Exercise directions:
Search the listing below for "this". Copy each matching line.

Rows from a dataset of charts and code:
-.-.-
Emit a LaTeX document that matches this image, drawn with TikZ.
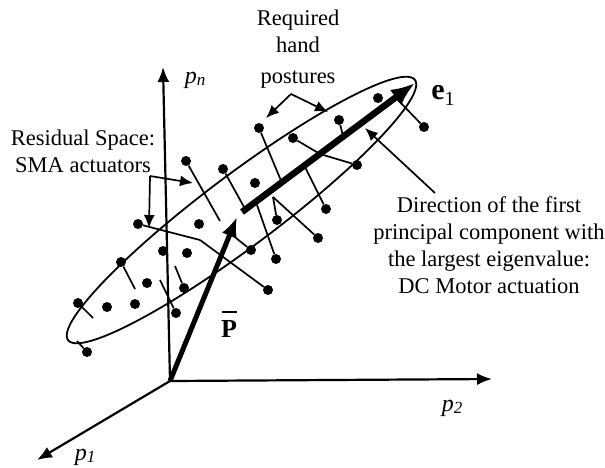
\documentclass[tikz,border=0pt]{standalone}
\usepackage{fontspec}
\setmainfont{Liberation Serif}
\usetikzlibrary{arrows.meta}
\begin{document}
\begin{tikzpicture}[x=1pt,y=-1pt,
  dot/.style={circle,fill=black,inner sep=0pt,minimum size=10pt},
  stub/.style={line width=1.7pt},
  axisarrow/.style={line width=2.2pt,-{Latex[length=15pt,width=12pt]}},
  callout/.style={line width=1.7pt,-{Latex[length=13pt,width=11pt]}},
  thickarrow/.style={line width=6.5pt,-{Latex[length=24pt,width=19pt]}},
  lbl/.style={font=\fontsize{22.5}{27}\selectfont,inner sep=0pt,align=center},
  mathlbl/.style={font=\fontsize{24}{26}\selectfont,inner sep=0pt}
]
\useasboundingbox (0,0) rectangle (605,467);
% axes
\coordinate (O) at (170,381);
\coordinate (pnT) at (163,67);
\coordinate (p2T) at (492,379);
\coordinate (p1T) at (37,460);
\draw[axisarrow] (O) -- (pnT);
\draw[axisarrow] (O) -- (p2T);
\draw[axisarrow] (O) -- (p1T);
% ellipse
\draw[line width=1.8pt] plot[domain=0:360,samples=181]
  ({241.5+173.4*cos(\x)+21.6*sin(\x)},{210-130.1*cos(\x)+28.8*sin(\x)}) -- cycle;
% feet on principal axis
\coordinate (f1) at (220,221);
\coordinate (f2) at (244,207);
\coordinate (f4) at (200,240);
\coordinate (f6) at (273,197);
\coordinate (f9) at (226,230);
\coordinate (f10) at (257,205);
\coordinate (f11) at (135,289);
\coordinate (f13) at (175,266);
\coordinate (f17) at (282,183);
\coordinate (f18) at (320,154);
\coordinate (f19) at (343,136);
\coordinate (f24) at (305,167);
\coordinate (f27) at (397,99);
\coordinate (f28) at (93,318);
\coordinate (f29) at (160,280);
\coordinate (f30) at (77,341);
% dots
\foreach \n/\px/\py in {1/186/161,2/223/169,3/255/183,4/138/224,5/199/224,6/277/220,
  7/163/251,8/187/253,9/251/250,10/276/259,11/121/262,12/147/283,13/184/288,
  14/268/290,15/107/307,16/135/304,17/259/128,18/293/138,19/339/120,20/378/98,
  23/357/165,24/326/209,26/318/238,27/424/127,28/78/303,29/176/313,30/87/352}
  {\node[dot] (d\n) at (\px,\py) {};}
% residual stubs
\draw[stub] (d1) -- (f1);
\draw[stub] (d2) -- (f2);
\draw[stub] (d4) -- (f4);
\draw[stub] (d14) -- (f4);
\draw[stub] (d6) -- (f6);
\draw[stub] (d26) -- (f6);
\draw[stub] (d9) -- (f9);
\draw[stub] (d10) -- (f10);
\draw[stub] (d11) -- (f11);
\draw[stub] (d13) -- (f13);
\draw[stub] (d17) -- (f17);
\draw[stub] (d18) -- (f18);
\draw[stub] (d23) -- (f18);
\draw[stub] (d19) -- (f19);
\draw[stub] (d24) -- (f24);
\draw[stub] (d27) -- (f27);
\draw[stub] (d28) -- (f28);
\draw[stub] (d29) -- (f29);
\draw[stub] (d30) -- (f30);
% thick vectors
\coordinate (E1s) at (242,212);
\coordinate (E1t) at (415,83);
\draw[thickarrow] (E1s) -- (E1t);
\coordinate (Pt) at (237,217);
\draw[line width=5pt,-{Latex[length=20pt,width=16pt]}] (O) -- (Pt);
% callouts
\coordinate (rc) at (150,176);
\coordinate (rr) at (193,183);
\coordinate (rd) at (149,228);
\draw[callout] (rc) -- (rr);
\draw[callout] (rc) -- (rd);
\coordinate (pa) at (291,94);
\coordinate (pl) at (266,118);
\coordinate (pr) at (328,112);
\draw[callout] (pa) -- (pl);
\draw[callout] (pa) -- (pr);
\coordinate (ds) at (435,193);
\coordinate (dt) at (365,128);
\draw[callout] (ds) -- (dt);
% labels
\node[lbl] (res) at (83,151) {Residual Space:\\SMA actuators};
\node[lbl] (req) at (298,49) {Required\\hand\\[4pt]postures};
\node[lbl] (dir) at (489,245) {Direction of the first\\principal component with\\the largest eigenvalue:\\DC Motor actuation};
\node[mathlbl] (lpn) at (195,80) {\textit{p}\raisebox{-2pt}{\fontsize{17}{17}\selectfont\textit{n}}};
\node[mathlbl] (lp2) at (452,408) {\textit{p}\raisebox{-2pt}{\fontsize{17}{17}\selectfont\textit{2}}};
\node[mathlbl] (lp1) at (85,457) {\textit{p}\raisebox{-2pt}{\fontsize{17}{17}\selectfont\textit{1}}};
\node[inner sep=0pt] (le1) at (443,95) {\fontsize{30}{30}\selectfont\textbf{e}\raisebox{-6pt}{\fontsize{20}{20}\selectfont 1}};
\node[inner sep=0pt] (lP) at (229,329) {\fontsize{26}{26}\selectfont\textbf{P}};
\coordinate (barL) at (222,312);
\coordinate (barR) at (237,312);
\draw[line width=2.4pt] (barL) -- (barR);
\end{tikzpicture}
\end{document}
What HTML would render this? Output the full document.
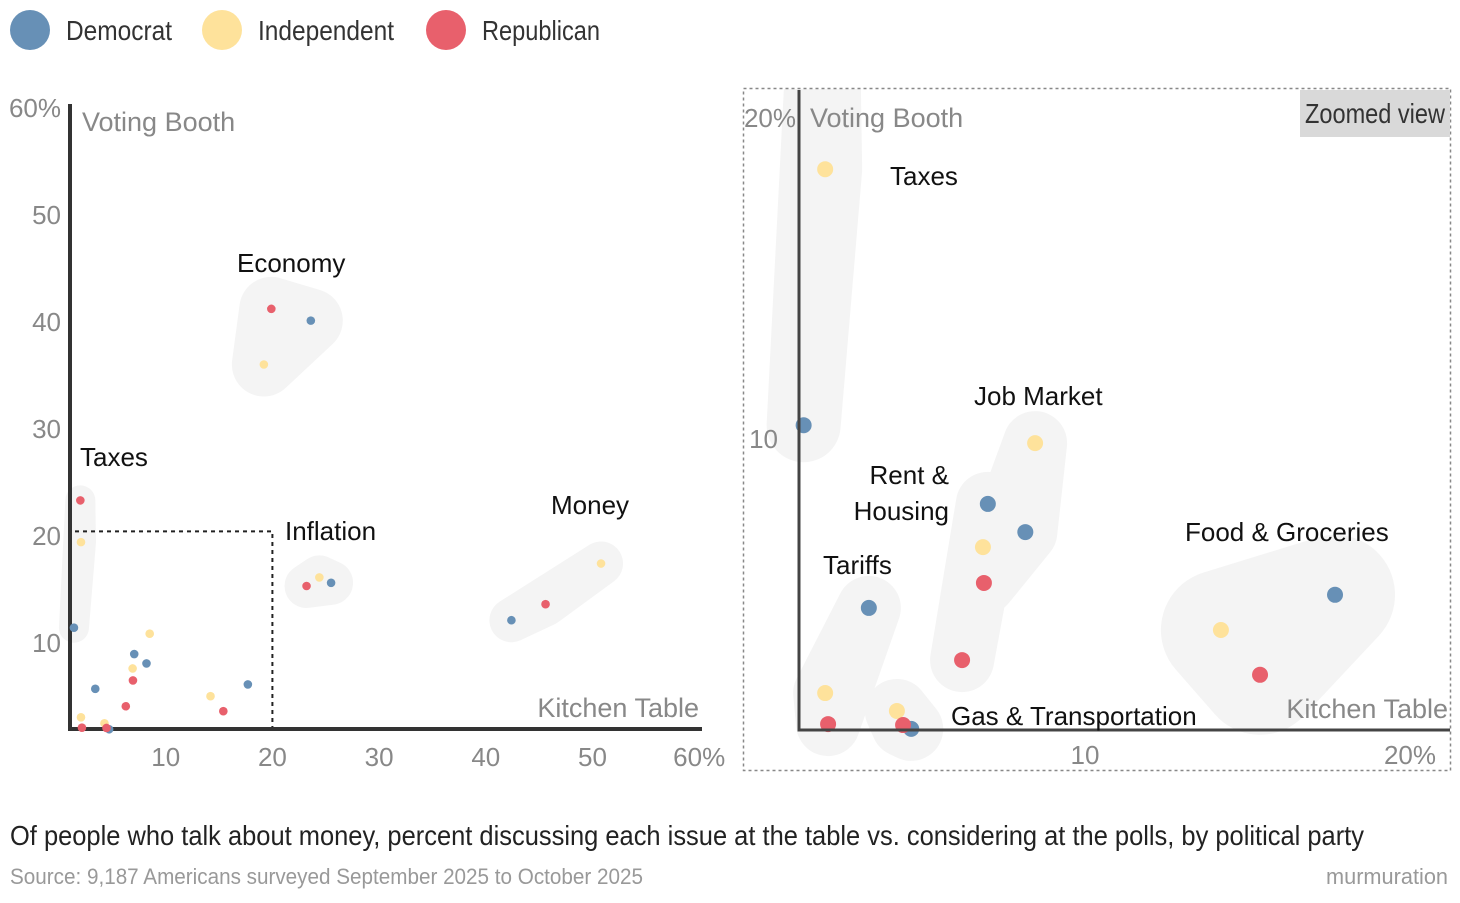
<!DOCTYPE html>
<html><head><meta charset="utf-8"><style>
html,body{margin:0;padding:0;background:#fff;}
svg{display:block;font-family:"Liberation Sans",sans-serif;}
</style></head><body>
<svg id="chart" width="1460" height="903" viewBox="0 0 1460 903">
<g id="legend">
  <circle cx="30" cy="30" r="20" fill="#6790b6"/>
  <text x="66" y="40" font-size="28" fill="#333" textLength="106" lengthAdjust="spacingAndGlyphs">Democrat</text>
  <circle cx="222" cy="30" r="20" fill="#fee29b"/>
  <text x="258" y="40" font-size="28" fill="#333" textLength="136" lengthAdjust="spacingAndGlyphs">Independent</text>
  <circle cx="446" cy="30" r="20" fill="#e8606c"/>
  <text x="482" y="40" font-size="28" fill="#333" textLength="118" lengthAdjust="spacingAndGlyphs">Republican</text>
</g>
<g id="left"></g>
<g id="right"></g>
<text x="10" y="845" font-size="28" fill="#222" textLength="1354" lengthAdjust="spacingAndGlyphs">Of people who talk about money, percent discussing each issue at the table vs. considering at the polls, by political party</text>
<text x="10" y="884" font-size="22" fill="#999" textLength="633" lengthAdjust="spacingAndGlyphs">Source: 9,187 Americans surveyed September 2025 to October 2025</text>
<text x="1448" y="884" font-size="22" fill="#999" text-anchor="end" textLength="122" lengthAdjust="spacingAndGlyphs">murmuration</text>
</svg>
<script>
const NS="http://www.w3.org/2000/svg";
const parties=["Democrat","Independent","Republican"];
const colors=["#6790b6","#fee29b","#e8606c"];
const issues=["Taxes","Economy","Inflation","Money","Job Market","Rent & Housing","Tariffs","Gas & Transportation","Food & Groceries"];
// x = kitchen table %, y = voting booth %, order Dem, Ind, Rep
const tableDem=[1.4,23.6,25.5,42.4,8.2,7.05,3.4,4.7,17.7];
const tableInd=[2.06,19.2,24.4,50.8,8.5,6.9,2.06,4.26,14.2];
const tableRep=[2.0,19.9,23.2,45.6,6.93,6.26,2.15,4.45,15.4];
const boothDem=[10.4,39.1,14.6,11.1,7.06,7.94,4.69,0.91,5.1];
const boothInd=[18.4,35.0,15.1,16.4,9.84,6.59,2.03,1.47,4.0];
const boothRep=[22.3,40.2,14.3,12.6,5.47,3.06,1.06,1.03,2.6];
const leftTicksX=["10","20","30","40","50","60%"];
const leftTicksY=["10","20","30","40","50","60%"];
const rightTicksX=["10","20%"];
const rightTicksY=["10","20%"];

function mk(tag,attrs,parent){const e=document.createElementNS(NS,tag);for(const k in attrs)e.setAttribute(k,attrs[k]);parent.appendChild(e);return e;}
const xs=[tableDem,tableInd,tableRep], ys=[boothDem,boothInd,boothRep];
function slug(s){return s.toLowerCase().replace(/&/g,'and').replace(/[^a-z0-9]+/g,'-');}

// LEFT
const L=document.getElementById('left');
const lx=v=>59+v*10.67, ly=v=>739-v*10.7;
const leftLabels={Taxes:[80,466,'start'],Economy:[237,272,'start'],Inflation:[285,540,'start'],Money:[551,514,'start']};
const leftIssues=["Taxes","Economy","Inflation","Money"];
issues.forEach((iss,i)=>{
  const pts=[0,1,2].map(p=>[lx(xs[p][i]),ly(ys[p][i])]);
  if(leftIssues.includes(iss)){
    const b=mk('polygon',{points:pts.map(p=>p.join(',')).join(' '),fill:'#f4f4f4',stroke:'#f4f4f4','stroke-width':iss==='Economy'?64:(iss==='Taxes'?30:44),'stroke-linejoin':'round'},L);
    
    
  }
});
const dash=mk('path',{d:`M${lx(1.5)},${ly(19.4)} H${lx(20)} V729`,fill:'none',stroke:'#222','stroke-width':2,'stroke-dasharray':'4,4'},L);


const la=mk('path',{d:'M70,104 V729 H702',fill:'none',stroke:'#333','stroke-width':4},L);


leftTicksX.forEach((t,i)=>{const v=(i+1)*10;const e=mk('text',{x:lx(v),y:766,'font-size':26,fill:'#888','text-anchor':'middle'},L);e.textContent=t;
  });
leftTicksY.forEach((t,i)=>{const v=(i+1)*10;const e=mk('text',{x:61,y:ly(v)+20,'font-size':26,fill:'#888','text-anchor':'end'},L);e.textContent=t;
  });
let e=mk('text',{x:82,y:131,'font-size':27,fill:'#888'},L);e.textContent='Voting Booth';

e=mk('text',{x:699,y:717,'font-size':27,fill:'#888','text-anchor':'end'},L);e.textContent='Kitchen Table';

issues.forEach((iss,i)=>{[0,1,2].forEach(p=>{const c=mk('circle',{cx:lx(xs[p][i]),cy:ly(ys[p][i]),r:4.3,fill:colors[p]},L);
  });});
leftIssues.forEach(iss=>{const a=leftLabels[iss];const t=mk('text',{x:a[0],y:a[1],'font-size':26,fill:'#111'},L);t.textContent=iss;
  });

// RIGHT
const R=document.getElementById('right');
const rx=v=>758+v*32.6, ry=v=>758-v*32;
mk('defs',{},R).innerHTML='<clipPath id="rc"><rect x="744" y="89" width="706" height="681"/></clipPath>';
const RG=mk('g',{'clip-path':'url(#rc)'},R);
const rightIssues=["Taxes","Job Market","Rent & Housing","Tariffs","Gas & Transportation","Food & Groceries"];
rightIssues.forEach(iss=>{const i=issues.indexOf(iss);
  const pts=[0,1,2].map(p=>[rx(xs[p][i]),ry(ys[p][i])]);
  const b=mk('polygon',{points:pts.map(p=>p.join(',')).join(' '),fill:'#f4f4f4',stroke:'#f4f4f4','stroke-width':iss==='Food & Groceries'?120:(iss==='Taxes'?74:64),'stroke-linejoin':'round'},RG);
  });
const box=mk('rect',{x:743.5,y:88.5,width:707,height:682,fill:'none',stroke:'#888','stroke-width':1.5,'stroke-dasharray':'3,3'},R);

const ra=mk('path',{d:'M799,90 V730 H1450',fill:'none',stroke:'#444','stroke-width':3},R);

rightTicksX.forEach((t,i)=>{const v=(i+1)*10;const x=mk('text',{x:t.includes('%')?1410:rx(v)+1,y:764,'font-size':26,fill:'#888','text-anchor':'middle'},R);x.textContent=t;
  });
rightTicksY.forEach((t,i)=>{const v=(i+1)*10;const x=mk('text',{x:t.includes('%')?796:778,y:ry(v)+(i?9:10),'font-size':26,fill:'#888','text-anchor':'end'},R);x.textContent=t;
  });
e=mk('text',{x:810,y:127,'font-size':27,fill:'#888'},R);e.textContent='Voting Booth';

e=mk('text',{x:1448,y:718,'font-size':27,fill:'#888','text-anchor':'end'},R);e.textContent='Kitchen Table';

const zb=mk('rect',{x:1300,y:90,width:150,height:47,fill:'#d9d9d9'},R);

e=mk('text',{x:1375,y:123,'font-size':28,fill:'#333','text-anchor':'middle',textLength:140,lengthAdjust:'spacingAndGlyphs'},R);e.textContent='Zoomed view';

rightIssues.forEach(iss=>{const i=issues.indexOf(iss);[0,1,2].forEach(p=>{const c=mk('circle',{cx:rx(xs[p][i]),cy:ry(ys[p][i]),r:8,fill:colors[p]},RG);
  });});
const rl=[["Taxes",890,185,"start"],["Job Market",974,405,"start"],["Rent &",949,484,"end"],["Housing",949,520,"end"],["Tariffs",823,574,"start"],["Gas & Transportation",951,725,"start"],["Food & Groceries",1185,541,"start"]];
rl.forEach(a=>{const t=mk('text',{x:a[1],y:a[2],'font-size':26,fill:'#111','text-anchor':a[3]},R);t.textContent=a[0];
  });
</script>
</body></html>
-.-.-
Written answer:
Emit a LaTeX document that matches this image, drawn with TikZ.
What HTML would render this? Output the full document.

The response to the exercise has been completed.